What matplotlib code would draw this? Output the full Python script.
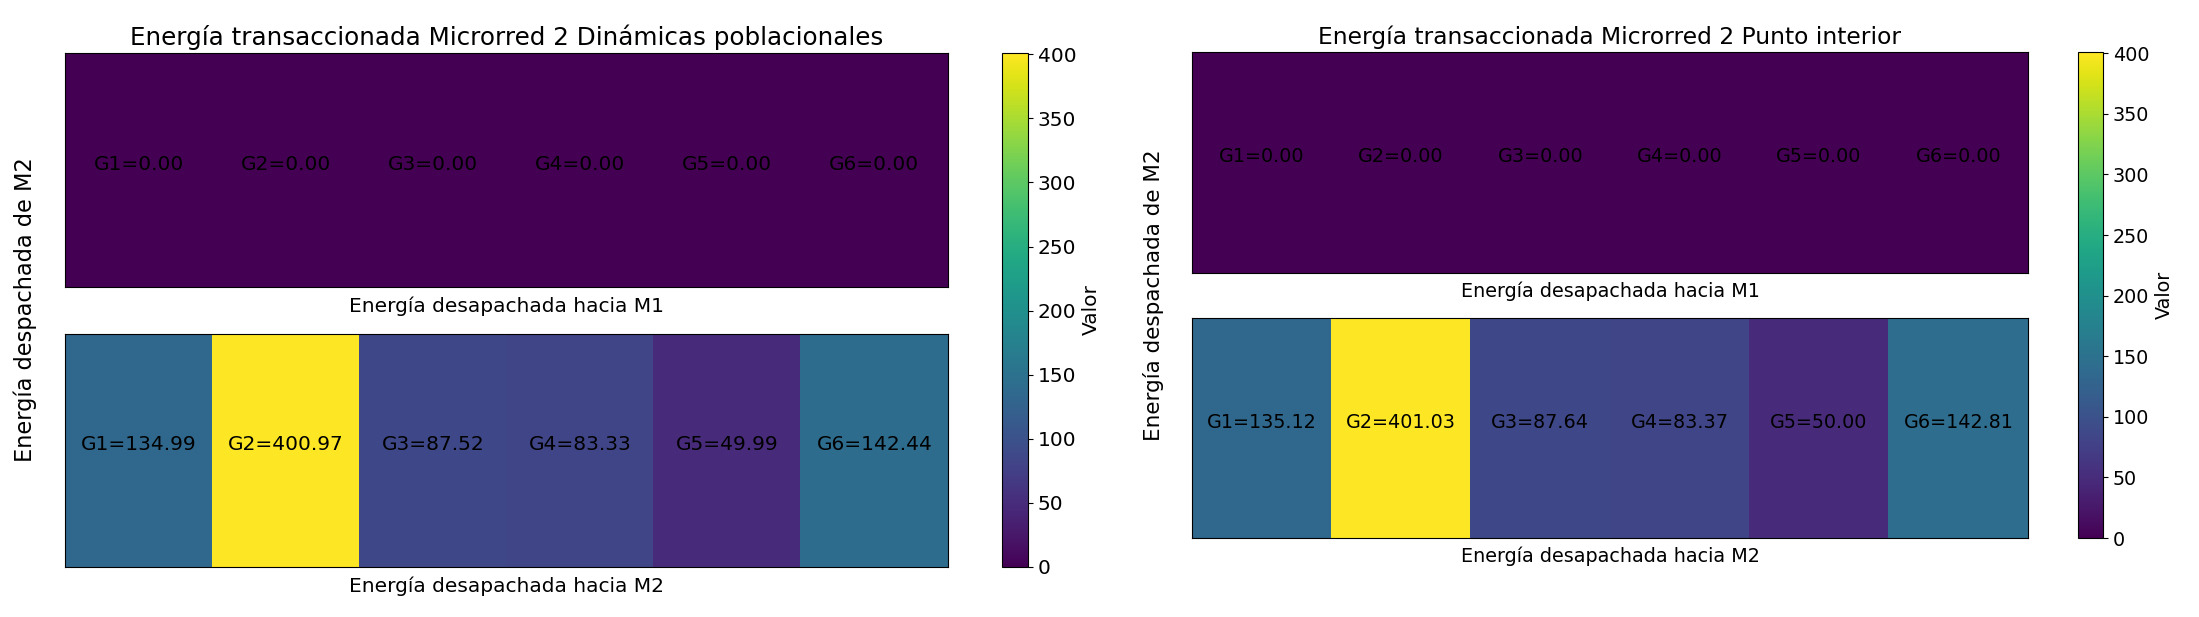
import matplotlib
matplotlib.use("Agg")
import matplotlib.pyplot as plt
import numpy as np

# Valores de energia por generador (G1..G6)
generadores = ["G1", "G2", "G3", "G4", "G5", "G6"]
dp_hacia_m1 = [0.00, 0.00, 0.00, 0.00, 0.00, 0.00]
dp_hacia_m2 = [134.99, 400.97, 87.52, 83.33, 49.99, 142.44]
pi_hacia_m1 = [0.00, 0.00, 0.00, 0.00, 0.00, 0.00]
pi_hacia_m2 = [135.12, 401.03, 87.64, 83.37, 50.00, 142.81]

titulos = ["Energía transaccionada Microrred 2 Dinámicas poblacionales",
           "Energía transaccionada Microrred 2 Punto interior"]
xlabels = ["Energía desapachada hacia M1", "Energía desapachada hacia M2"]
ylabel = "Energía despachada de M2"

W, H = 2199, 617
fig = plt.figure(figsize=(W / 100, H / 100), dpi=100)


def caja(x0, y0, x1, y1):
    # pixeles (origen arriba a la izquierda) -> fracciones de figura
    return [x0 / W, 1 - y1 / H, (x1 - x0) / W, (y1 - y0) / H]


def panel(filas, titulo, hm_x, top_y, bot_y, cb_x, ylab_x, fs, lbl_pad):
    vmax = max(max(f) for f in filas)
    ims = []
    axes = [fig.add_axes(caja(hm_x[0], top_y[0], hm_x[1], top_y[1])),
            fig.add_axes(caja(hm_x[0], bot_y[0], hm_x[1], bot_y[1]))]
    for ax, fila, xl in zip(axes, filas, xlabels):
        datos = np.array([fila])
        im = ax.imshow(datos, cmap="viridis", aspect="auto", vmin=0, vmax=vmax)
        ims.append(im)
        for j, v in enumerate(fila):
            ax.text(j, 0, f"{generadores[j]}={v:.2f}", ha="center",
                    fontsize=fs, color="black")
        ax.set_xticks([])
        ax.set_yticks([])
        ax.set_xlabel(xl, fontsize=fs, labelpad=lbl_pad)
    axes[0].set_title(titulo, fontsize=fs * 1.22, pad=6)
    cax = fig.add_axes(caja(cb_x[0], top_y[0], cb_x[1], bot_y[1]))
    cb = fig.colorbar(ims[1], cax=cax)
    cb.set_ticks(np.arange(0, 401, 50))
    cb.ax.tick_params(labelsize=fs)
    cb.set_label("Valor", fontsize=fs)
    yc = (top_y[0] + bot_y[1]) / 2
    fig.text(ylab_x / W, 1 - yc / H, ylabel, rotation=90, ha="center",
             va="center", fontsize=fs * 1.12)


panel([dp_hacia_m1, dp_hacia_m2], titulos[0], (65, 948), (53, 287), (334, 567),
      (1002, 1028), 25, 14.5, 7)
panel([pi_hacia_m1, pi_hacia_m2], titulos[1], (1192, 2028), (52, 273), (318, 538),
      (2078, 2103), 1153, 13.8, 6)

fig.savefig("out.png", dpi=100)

-=-=-=-=-

Reproduce the material above exactly, first line through the line that contains "import numpy as np", minus the pictures.

What matplotlib code would draw this? Output the full Python script.
import matplotlib
matplotlib.use("Agg")
import matplotlib.pyplot as plt
import numpy as np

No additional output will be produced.